In The Village, the elders of an isolated faux utopian society use fear and terror tactics to maintain control of the minds and spirits of their children. It becomes disturbingly clear that the inhabitants of the village are nothing more than an experiment and the equivalent to animals on a wildlife preserve.
Like anyone complicit in conspiracy or deception, the elders here justify their behavior by denying truth and easily find just cause in all that they do. They base all of their preachy goodness on a lie that virtually enslaves each person in the village, but since it is done under the pretense of protecting them and keeping them safe, it’s okay. Sound familiar? Their village is the ultimate, safe space, far from dangers of the real world, but surrounded by the threat of danger that is purely manufactured from within the confines of the village itself.
It’s interesting that the main character is blind and it is she who ventures beyond the perimeter into the so-called dangerous area inhabited by meat eating creatures that dress in red cloaks. It’s as if only the truly blind can see and the ones with actual vision will remain in the dark, incapable of sight to discern real truth like Plato’s cave-dwellers.
I don’t think it’s Shyamalan intention to wake up the masses or make us better people, the film, in my opinion, is clearly presented as predictive programming and an enforcement or encouragement of globalist totalitarianism. The director himself can be seen in a cameo reading a newspaper filled with horrible headlines for the viewer to feel that maybe we should look at our own world in a similarly distressed fashion.

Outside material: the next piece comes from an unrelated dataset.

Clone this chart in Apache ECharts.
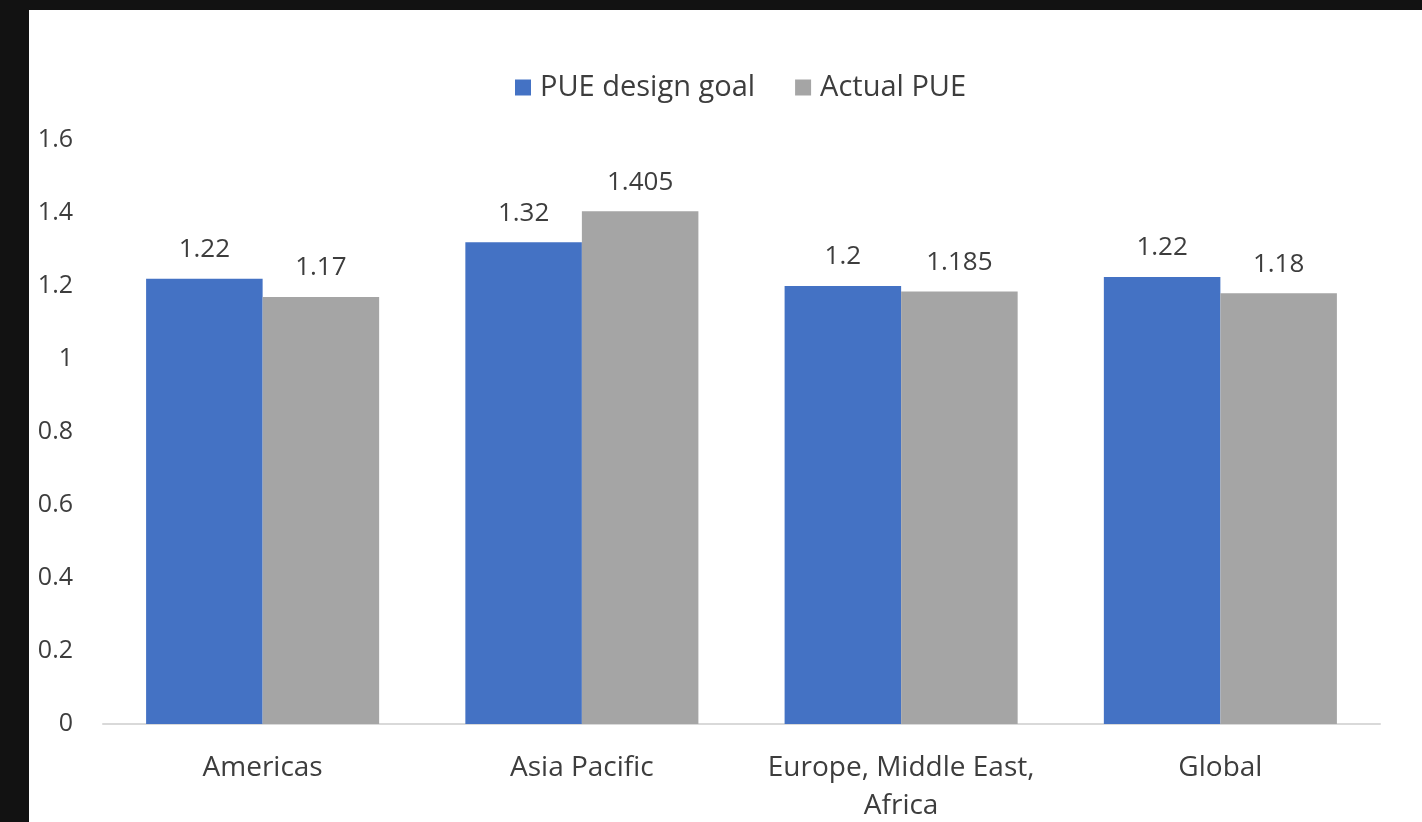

The Village so accurately represents the deceptions that exist in all strata of life, but most particularly the rewriting of history and the conspiracies that seem to haunt us with more and more frequency. It reveals what happens when our elders, who operate beyond their term limits or contrary to the needs of their constituents, continue to maintain total control and dictate every aspect of how we are to live our lives while only they benefit.
I suggest this film be watched from the perspective of knowing that we have been victims of deception and to realize how easily we are manipulated. Just like the cookies and milk we left out for Santa, the one bite of a cookie was proof enough of his existence. Imagine the scope and depth of deceptions where there is much more at stake and how we are made to believe something untrue and how we then become believers and authenticating voices of pure fantasy.